Monitoring the transition between contango and backwardation is one of the more reliable VIX-based signals — backwardation is a powerful "fear is peaking" indicator.
VIX Divergences
Divergences between the VIX and the S&P 500 are actionable:
- S&P makes new highs, VIX fails to make new lows — protection demand is rising even as the market rallies. A subtle warning that large players are hedging. Historically precedes corrections.
- S&P makes new lows, VIX fails to make new highs — fear is not escalating despite lower prices. The decline is orderly, not panic. Often precedes a bottom.
Practical Application
- As a filter — reduce long exposure when VIX is below 12 and at multi-year lows; consider hedging.

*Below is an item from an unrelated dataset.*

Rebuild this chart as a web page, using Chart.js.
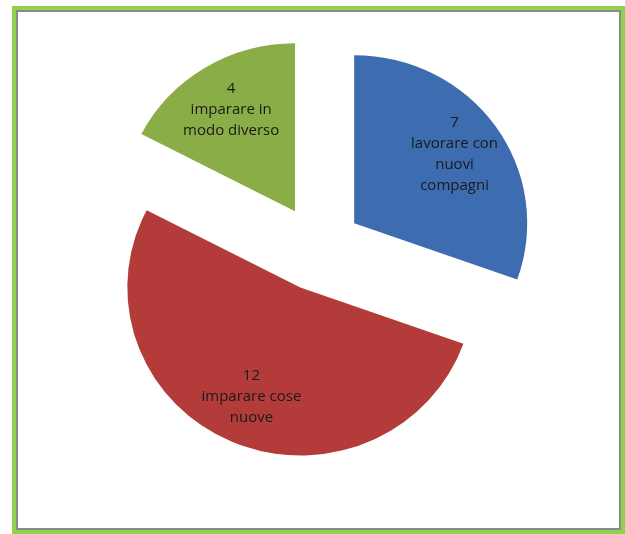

- As a bottom-finder — sharp VIX spikes above 30 during selloffs, combined with price support, mark high-probability long entries.
- As a divergence tool — watch VIX behavior relative to S&P price action for early warnings of trend exhaustion.
Limitations
- The VIX captures only S&P 500 options sentiment. It says nothing about other asset classes.
- VIX derivatives are complex; spot VIX is not tradable, and VIX products have structural drag.
- The VIX has shifted structurally over time — what constituted "extreme low" in 2007 differs from 2024, due to changes in options market structure and 0DTE volume.
The Honest Read
The VIX is a powerful sentiment tool when read for extremes, term structure, and divergences rather than as a simple inverse-equity indicator. It is most actionable at readings above 30 (fear capitulation) and below 12 (complacency), and the contango/backwardation transition is a structurally informative signal. Like all sentiment tools, it filters and contextualizes price analysis rather than replacing it.